┌──

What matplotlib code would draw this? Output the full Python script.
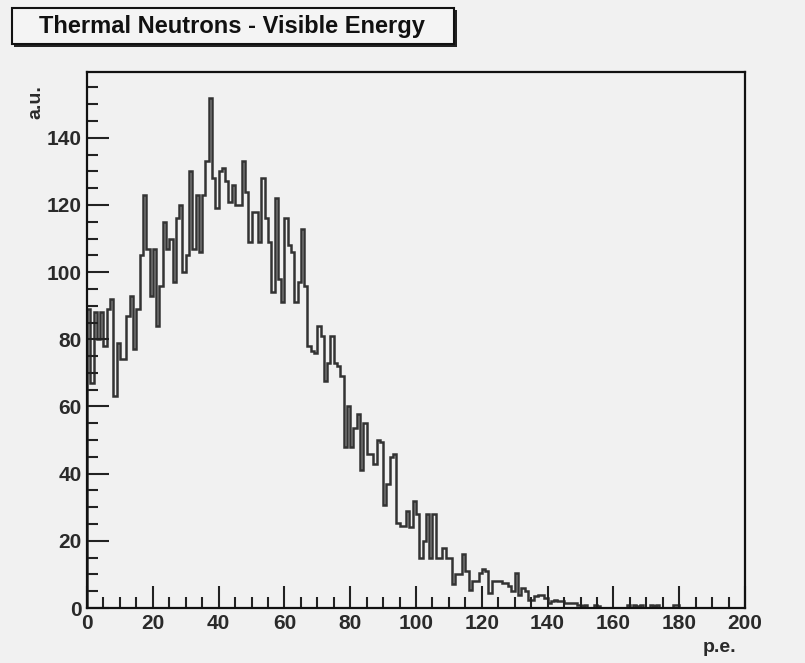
import numpy as np
import matplotlib
matplotlib.use("Agg")
import matplotlib.pyplot as plt
from matplotlib.patches import Rectangle
from matplotlib.ticker import MultipleLocator

# ---- data (1 p.e. wide bins, 0..200) ----
counts_0_49 = [89, 67, 88, 80, 88, 78, 89, 92, 63,
               79, 74, 74, 87, 93, 77, 89, 105, 123,
               107, 93, 107, 84, 96, 115, 107, 110, 97, 116, 120, 100,
               105, 130, 107, 123, 106, 123, 133, 152,
               128, 119, 130, 131, 127, 121, 126, 120, 120, 133, 124, 109]
counts_50_99 = [118, 118, 109, 128, 116, 109, 94, 122, 98, 91, 116, 108, 106, 91, 97, 113, 96,
                78, 76.5, 76, 84, 81, 67.6, 73, 81, 73, 72, 69, 48, 60, 48, 53.5, 57.7, 41,
                55, 46, 46, 43, 50, 49.4, 30.6, 37, 45, 46, 25.4, 24.3, 24.3, 29, 24, 32]
counts_100_149 = [28, 15, 20, 28, 15, 28, 15, 15, 18, 15, 15, 7, 10, 10, 16, 11, 5.5, 8, 8, 10.5,
                  11.5, 11, 4.5, 8, 8, 8, 7.5, 7.5, 6.5, 5, 10.5, 4, 6, 5, 2.5, 2.5, 3.5, 4, 4, 3,
                  1.5, 2, 2.5, 2, 2, 1.5, 1.5, 1.5, 1.5, 1]
counts_150_199 = [0.5, 1, 0, 0, 1, 0.5, 0, 0, 0, 0, 0, 0, 0, 0, 1, 0, 1, 0.5, 1, 0,
                  0, 1, 0.5, 1, 0, 0, 0, 0, 1, 1, 0, 0, 0, 0, 0, 0, 0, 0, 0, 0,
                  0, 0, 0, 0, 0, 0, 0, 0, 0, 0]
counts = np.array(counts_0_49 + counts_50_99 + counts_100_149 + counts_150_199, dtype=float)
edges = np.linspace(0, 200, len(counts) + 1)

title = "Thermal Neutrons - Visible Energy"
xlabel = "p.e."
ylabel = "a.u."

# ---- style ----
bg = "#f1f1f1"
plt.rcParams["font.family"] = ["Liberation Sans", "DejaVu Sans"]

fig = plt.figure(figsize=(8.05, 6.63), dpi=100, facecolor=bg)
ax = fig.add_axes([87 / 805, 1 - 608 / 663, (745 - 87) / 805, (608 - 72) / 663])
ax.set_facecolor(bg)

ax.stairs(counts, edges, baseline=0, color="#333333", lw=1.8)

ax.set_xlim(0, 200)
ax.set_ylim(0, 159.6)
ax.xaxis.set_major_locator(MultipleLocator(20))
ax.xaxis.set_minor_locator(MultipleLocator(5))
ax.yaxis.set_major_locator(MultipleLocator(20))
ax.yaxis.set_minor_locator(MultipleLocator(5))
ax.tick_params(which="both", direction="in", top=False, right=False, color="#222222",
               width=1.5)
ax.tick_params(which="major", length=16, labelsize=15, pad=4, labelcolor="#2a2a2a")
ax.tick_params(which="minor", length=8)
for lab in ax.get_xticklabels() + ax.get_yticklabels():
    lab.set_fontweight("bold")
for s in ax.spines.values():
    s.set_linewidth(1.6)
    s.set_color("#111111")

ax.text(-0.078, 0.975, ylabel, transform=ax.transAxes, rotation=90, ha="center", va="top",
        fontsize=14, fontweight="bold", color="#2a2a2a")
ax.text(0.987, -0.058, xlabel, transform=ax.transAxes, ha="right", va="top",
        fontsize=14, fontweight="bold", color="#2a2a2a")

# title box with shadow (figure pixel coords)
W, H = 805, 663
def fr(x0, y0, x1, y1):
    return (x0 / W, 1 - y1 / H), (x1 - x0) / W, (y1 - y0) / H
(xy, w, h) = fr(14, 10, 457, 47)
fig.patches.append(Rectangle(xy, w, h, transform=fig.transFigure, facecolor="#222222",
                             edgecolor="none", zorder=1))
(xy, w, h) = fr(12, 8, 454, 44)
fig.patches.append(Rectangle(xy, w, h, transform=fig.transFigure, facecolor="#f4f4f4",
                             edgecolor="#111111", lw=1.5, zorder=2))
fig.text(232 / W, 1 - 26 / H, title, ha="center", va="center", fontsize=17,
         fontweight="bold", color="#111111", zorder=3)

fig.savefig("out.png", dpi=100, facecolor=bg)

└──

Restate exactly, please, only the lines between the start of the data and the line containing "from matplotlib.ticker import MultipleLocator", both ends included, skipping the pictures.

What matplotlib code would draw this? Output the full Python script.
import numpy as np
import matplotlib
matplotlib.use("Agg")
import matplotlib.pyplot as plt
from matplotlib.patches import Rectangle
from matplotlib.ticker import MultipleLocator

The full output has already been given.